Postdoctoral Fellow LSU Health Sciences Center-Shreveport Shreveport, Louisiana, United States
Gauri Shishodia (LSU Health Sciences Center-Shreveport)| Rhodee Toledo (LSU Health Sciences Center-Shreveport)| Xiaohua Rong (LSU Health Sciences Center-Shreveport)| Emily Zimmerman (LSU Health Sciences Center-Shreveport)| Adam Xiao (LSU Health Sciences Center-Shreveport)| Lynn Harrison (LSU Health Sciences Center-Shreveport)| Cherie Nathan (LSU Health Sciences Center-Shreveport)
Background: Tobacco exposure and human papillomavirus (HPV) infection are among the main factors for development of head and neck squamous cell carcinoma (HNSCC). Interestingly, recent studies show that HPV positive (+) smokers and non-smokers have similar mutational profiles, which suggests that mutations induced in smokers could be associated with the protective effects of HPV. Our preliminary data showed that 4NQO, a mutagen and carcinogen which serves as a surrogate for tobacco exposure induces oxidative DNA damage and DSB formation in HNSCC cells at 6 hrs. HPV+ HNSCC cells also showed a relative increase in activation of homologous recombination (HR) DNA repair proteins compared to HPV negative (-) HNSCC cells at 6 hrs. In this study, we wanted to investigate the effect of 4NQO on DNA damage and repair activation at 24 hrs in HPV+ and HPV- HNSCC cells.
Methods: NOK E6.E7 +/-, UPCI-SCC40 (HPV-), UM-SCC104 and UM-SCC47 (HPV+) cells were utilized to check effects of 4NQO on DNA repair. Oxidative DNA damage, double strand break formation (DSBs) and protein expression were analyzed by FPG-modified alkaline comet assay, γH2AX staining and Western analysis following treatment with 4NQO for 6 hr, replacement with fresh media, and sample collection at 24 hr.

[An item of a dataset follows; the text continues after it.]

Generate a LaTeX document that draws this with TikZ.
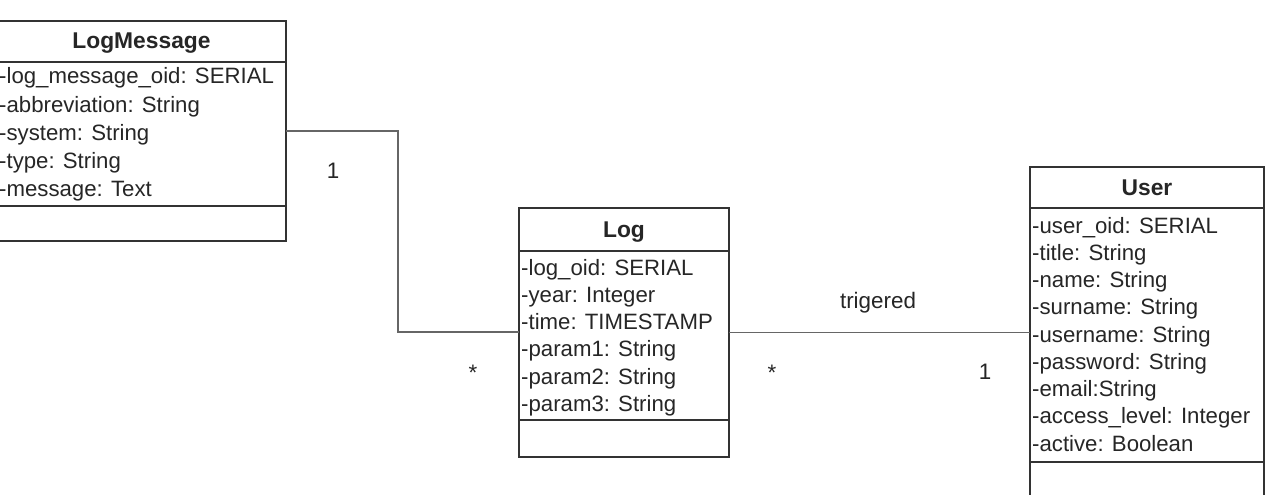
\documentclass[tikz,border=0pt]{standalone}
\usepackage{fontspec}
\setmainfont{Liberation Sans}
\begin{document}
\begin{tikzpicture}[x=1pt,y=-1pt,
  every node/.style={text=black!85},
  comp/.style={draw=black!80, line width=1.8pt, rectangle, inner sep=0pt, outer sep=0pt, anchor=north west},
  hdr/.style={comp, font=\fontsize{22.8}{27}\selectfont\bfseries, text height=18pt, text depth=3pt},
  attr/.style={anchor=base west, inner sep=0pt, font=\fontsize{22.2}{27}\selectfont},
  lbl/.style={anchor=base, inner sep=0pt, font=\fontsize{22.4}{27}\selectfont},
  conn/.style={draw=black!60, line width=1.4pt}
]
\useasboundingbox (0,0) rectangle (1275,495);
\fill[white] (0,0) rectangle (1275,495);

% LogMessage
\node[hdr, minimum width=289pt, minimum height=41pt] (lm) at (-3,21) {LogMessage};
\node[comp, minimum width=289pt, minimum height=144pt] (lmattr) at (lm.south west) {};
\node[comp, minimum width=289pt, minimum height=35pt] (lmops) at (lmattr.south west) {};
\foreach \t [count=\i] in {-log\_message\_oid: SERIAL, -abbreviation: String, -system: String, -type: String, -message: Text}
  \node[attr] (lma\i) at (-1,{84+(\i-1)*28}) {\t};

% Log
\node[hdr, minimum width=210pt, minimum height=43pt] (log) at (519,208) {Log};
\node[comp, minimum width=210pt, minimum height=169pt] (logattr) at (log.south west) {};
\node[comp, minimum width=210pt, minimum height=37pt] (logops) at (logattr.south west) {};
\foreach \t [count=\i] in {-log\_oid: SERIAL, -year: Integer, -time: TIMESTAMP, -param1: String, -param2: String, -param3: String}
  \node[attr] (loga\i) at (521,{275+(\i-1)*27.3}) {\t};

% User
\node[hdr, minimum width=234pt, minimum height=41pt] (user) at (1030,167) {User};
\node[comp, minimum width=234pt, minimum height=254pt] (userattr) at (user.south west) {};
\node[comp, minimum width=234pt, minimum height=45pt] (userops) at (userattr.south west) {};
\foreach \t [count=\i] in {-user\_oid: SERIAL, -title: String, -name: String, -surname: String, -username: String, -password: String, -email:String, -access\_level: Integer, -active: Boolean}
  \node[attr] (usera\i) at (1032,{233+(\i-1)*27.25}) {\t};

% connectors
\coordinate (bend) at (398,232);
\draw[conn] ([yshift=3pt]lmattr.east) -| (bend) |- ([yshift=3.5pt]logattr.west);
\draw[conn] ([yshift=3pt]logattr.east) coordinate (lu) -- (lu -| userattr.west);

% labels
\node[lbl] (m1) at (333,178) {1};
\node[lbl] (m2) at (473,380) {*};
\node[lbl] (trig) at (878,308) {trigered};
\node[lbl] (m3) at (772,380) {*};
\node[lbl] (m4) at (985,379) {1};
\end{tikzpicture}
\end{document}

Results: 4NQO increased oxidative DNA damage, single strand breaks, and yH2AX foci at 6 hrs; however, these lesions were no longer present at 24 hrs. This suggests DNA repair had probably occurred upon removal of 4NQO. We no longer observed an increase in phosphorylation of BRCA1, Rad51, H2AX, and p21 levels in HNSCC cells at 24 hr although it was present at 6 hrs.
Conclusion: Our in-vitro data suggests that HPV may have a role in the activation of DNA repair proteins by 4NQO at 6 hrs. This may have allowed for successful repair of DNA damage in both HPV+ and HPV- HNSCC cells by 24 hrs. Taken together, these data suggest that HPV may protect against smoking-induced mutations by preferentially increasing HR DNA repair protein activation.